> Goal
Repeat exactly the lines running from the first line of the data to the line containing "import pandas as pd", both ends included, and nothing else; drop the pictures.

> Available data
____________________

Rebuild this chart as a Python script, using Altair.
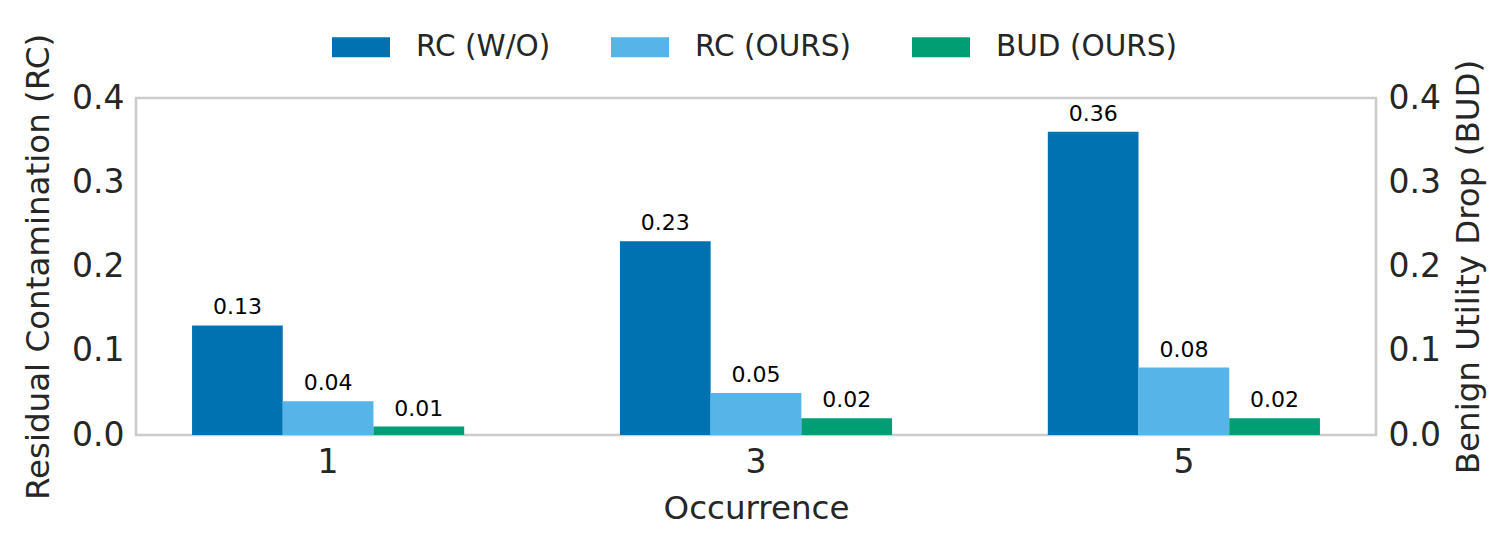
import altair as alt
import pandas as pd

occurrence = ["1", "3", "5"]
series = ["RC (W/O)", "RC (OURS)", "BUD (OURS)"]
rc_wo = [0.13, 0.23, 0.36]
rc_ours = [0.04, 0.05, 0.08]
bud = [0.01, 0.02, 0.02]
colors = ["#0072B2", "#56B4E9", "#009E73"]

rows = []
for i, occ in enumerate(occurrence):
    for s, vals in zip(series, [rc_wo, rc_ours, bud]):
        rows.append({"Occurrence": occ, "Series": s, "Value": vals[i], "Label": f"{vals[i]:.2f}"})
df = pd.DataFrame(rows)
rc_df = df[df.Series != "BUD (OURS)"]
bud_df = df[df.Series == "BUD (OURS)"]

FONT = "DejaVu Sans"
TXT = "#262626"

x = alt.X("Occurrence:N", sort=occurrence, title="Occurrence",
          scale=alt.Scale(paddingInner=0.364, paddingOuter=0.131),
          axis=alt.Axis(labelAngle=0, ticks=False, domain=False, labelFontSize=33,
                        titleFontSize=32.5, labelPadding=11, titlePadding=13,
                        labelColor=TXT, titleColor=TXT, titleFontWeight="normal",
                        labelFont=FONT, titleFont=FONT))
xoff = alt.XOffset("Series:N", sort=series,
                   scale=alt.Scale(domain=series, paddingInner=0, paddingOuter=0))
color = alt.Color("Series:N", scale=alt.Scale(domain=series, range=colors),
                  legend=alt.Legend(orient="none", legendX=196, legendY=-80,
                                    direction="horizontal", title=None,
                                    symbolType="M-1,-0.345H1V0.345H-1Z",
                                    symbolSize=3364, symbolStrokeWidth=0,
                                    symbolOpacity=1, labelFontSize=29.5,
                                    labelFont=FONT, labelColor=TXT, labelLimit=0,
                                    columnPadding=60, labelOffset=26))


def yenc(title, orient):
    if orient == "right":
        extra = {"titleAngle": 270, "titleBaseline": "top", "titlePadding": 12}
    else:
        extra = {"titlePadding": 16}
    return alt.Y("Value:Q", title=title,
                 scale=alt.Scale(domain=[0, 0.4], nice=False, zero=True),
                 axis=alt.Axis(orient=orient, values=[0, 0.1, 0.2, 0.3, 0.4],
                               format=".1f", ticks=False, domain=False, grid=False,
                               labelFontSize=33, titleFontSize=32.5, labelPadding=12,
                               labelColor=TXT, titleColor=TXT,
                               titleFontWeight="normal", labelFont=FONT,
                               titleFont=FONT, **extra))


def group(data, title, orient):
    base = alt.Chart(data).encode(x=x, xOffset=xoff, y=yenc(title, orient))
    bars = base.mark_bar().encode(color=color)
    text = base.mark_text(baseline="bottom", dy=-6, fontSize=22, font=FONT,
                          color="black").encode(text="Label:N")
    return alt.layer(bars, text)


chart = alt.layer(
    group(rc_df, "Residual Contamination (RC)", "left"),
    group(bud_df, "Benign Utility Drop (BUD)", "right"),
).resolve_scale(y="independent").properties(
    width=1240, height=337,
    padding={"left": 14, "top": 10, "right": 5, "bottom": 5},
).configure_view(stroke="#cccccc", strokeWidth=2.5)

chart.save("out.html", embed_options={"renderer": "svg", "actions": False})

____________________

> Task response
Rebuild this chart as a Python script, using Altair.
import altair as alt
import pandas as pd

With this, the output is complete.